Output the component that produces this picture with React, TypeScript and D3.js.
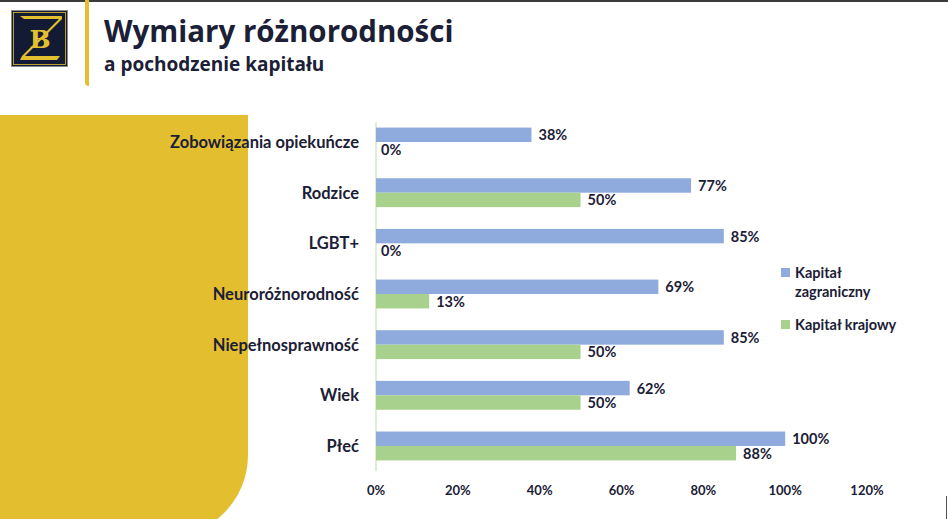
import React from 'react';
import * as d3 from 'd3';

// category order top -> bottom
const categories = [
  'Zobowiązania opiekuńcze',
  'Rodzice',
  'LGBT+',
  'Neuroróżnorodność',
  'Niepełnosprawność',
  'Wiek',
  'Płeć',
];
const foreignCapital = [38, 77, 85, 69, 85, 62, 100];
const domesticCapital = [0, 50, 0, 13, 50, 50, 88];
const xTicks = [0, 20, 40, 60, 80, 100, 120];
const seriesNames = ['Kapitał zagraniczny', 'Kapitał krajowy'];

const W = 948;
const H = 519;
const BLUE = '#8faadc';
const GREEN = '#a9d18e';
const GOLD = '#e3bf2f';
const INK = '#1b2036';
const FONT = 'Lato, "Open Sans", sans-serif';

const App: React.FC = () => {
  const x = d3.scaleLinear().domain([0, 120]).range([376, 867]);
  const y = d3.scaleBand<string>()
    .domain(categories)
    .range([116.7, 471.3])
    .paddingInner(0.43)
    .paddingOuter(0.215);
  const sub = d3.scaleBand<string>().domain(['f', 'd']).range([0, y.bandwidth()]);

  const series = [
    { key: 'f', values: foreignCapital, color: BLUE },
    { key: 'd', values: domesticCapital, color: GREEN },
  ];

  // yellow side panel with rounded lower-right corner
  const panel = d3.path();
  panel.moveTo(0, 115);
  panel.lineTo(248, 115);
  panel.lineTo(248, 455);
  panel.arcTo(248, 537, 166, 537, 82);
  panel.lineTo(0, 537);
  panel.closePath();

  return (
    <div style={{ position: 'fixed', left: 0, top: 0 }}>
      <svg width={W} height={H} style={{ display: 'block', background: '#fff' }}>
        <rect x={0} y={0} width={W} height={2} fill="#3a3a3a" />
        <path d={panel.toString()} fill={GOLD} />

        {/* logo */}
        <rect x={11} y={10} width={57} height={57} fill="#8a8a8a" />
        <rect x={12} y={11} width={55} height={55} fill="#131a33" />
        <rect x={13.5} y={12.5} width={52} height={52} fill="none" stroke={GOLD} strokeWidth={0.8} />
        <path d="M20,16 H62 L60,19 H24 Z" fill={GOLD} />
        <path d="M62,16 L22,56 H25 L62,19 Z" fill={GOLD} />
        <path d="M22,56 H60 L57,60 H20 Z" fill={GOLD} />
        <text x={40} y={48} textAnchor="middle" fontFamily="'DejaVu Serif', serif" fontWeight="bold"
          fontSize={25} fill={GOLD}>B</text>

        {/* title divider */}
        <path d="M85,0 V82 Q85,86 89,86 V0 Z" fill={GOLD} />

        <text x={104} y={42} fontFamily='"Open Sans", sans-serif' fontWeight="bold" fontSize={29.5} fill={INK}>
          Wymiary różnorodności
        </text>
        <text x={104} y={71} fontFamily='"Open Sans", sans-serif' fontWeight="bold" fontSize={19} fill={INK}>
          a pochodzenie kapitału
        </text>

        {/* axis line */}
        <line x1={x(0)} x2={x(0)} y1={122} y2={471} stroke="#dfeed4" strokeWidth={2} />

        {categories.map((c) => (
          <text key={c} x={359} y={(y(c) ?? 0) + y.bandwidth() / 2 + 6} textAnchor="end"
            fontFamily={FONT} fontWeight="bold" fontSize={16.5} fill={INK}>{c}</text>
        ))}

        {series.map((s) =>
          categories.map((c, i) => {
            const by = (y(c) ?? 0) + (sub(s.key) ?? 0);
            const v = s.values[i];
            return (
              <g key={s.key + c}>
                {v > 0 && (
                  <rect x={x(0)} y={by} width={x(v) - x(0)} height={sub.bandwidth()} fill={s.color} />
                )}
                <text x={x(v) + (v > 0 ? 7 : 5)} y={by + sub.bandwidth() / 2 + 5.5}
                  fontFamily={FONT} fontWeight="bold" fontSize={14.5} fill={INK}>{v}%</text>
              </g>
            );
          })
        )}

        {xTicks.map((t) => (
          <text key={t} x={x(t)} y={495} textAnchor="middle" fontFamily={FONT} fontWeight="bold"
            fontSize={13} fill={INK}>{t}%</text>
        ))}

        {/* legend */}
        <rect x={781} y={268} width={9} height={9} fill={BLUE} />
        <text x={795} y={278} fontFamily={FONT} fontWeight="bold" fontSize={14.5} fill={INK}>
          <tspan x={795}>{seriesNames[0].split(' ')[0]}</tspan>
          <tspan x={795} dy={19}>{seriesNames[0].split(' ')[1]}</tspan>
        </text>
        <rect x={781} y={320} width={9} height={9} fill={GREEN} />
        <text x={795} y={330} fontFamily={FONT} fontWeight="bold" fontSize={14.5} fill={INK}>{seriesNames[1]}</text>

        <line x1={946.5} x2={946.5} y1={496} y2={519} stroke="#555" strokeWidth={1} />
      </svg>
    </div>
  );
};

export default App;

━━━━━━━━

Return the material line for line, from its beginning to the line that contains "import * as d3 from 'd3';", with the pictures left out.

**Written response:**
Output the component that produces this picture with React, TypeScript and D3.js.
import React from 'react';
import * as d3 from 'd3';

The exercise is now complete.